A symplectic analytical approach for free vibration of orthotropic cylindrical shells with stepped thickness under arbitrary boundary conditions

Exact analytical solutions for free vibration of isotropic and orthotropic cylindrical shells with uniform and stepped thickness subject to general boundary conditions are presented by means of a symplectic analytical approach. The Reissner shell theory is adopted to formulate a theoretical model. By introducing a Hamiltonian system, the governing higher order partial differential equation is reduced to a set of ordinary differential equations which can be analytically solved by separating the variables. Applying the end boundary and interface continuous conditions, a set of analytical characteristic frequency equations are obtained, and exact solutions can be determined.
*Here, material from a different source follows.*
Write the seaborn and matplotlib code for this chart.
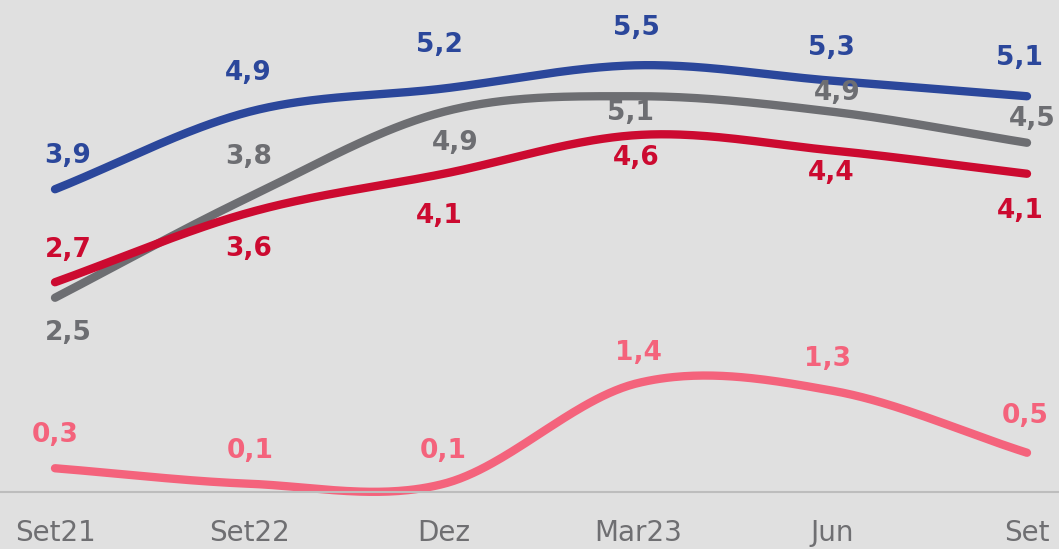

To ensure accuracy and validity of the symplectic method, the analytical solutions for uniform and stepped cylindrical shells with isotropic or orthotropic material properties and with arbitrary boundary conditions are compared with available published data and FEM solution. A set of comprehensive new result for orthotropic stepped cylindrical shells under classical and elastic restraints are presented. Some typical mode shapes for various examples are illustrated. In addition, the effects of boundary conditions and orthotropic properties on vibration frequency are analyzed. The result shows that the fundamental frequency is higher for a boundary with more constraints.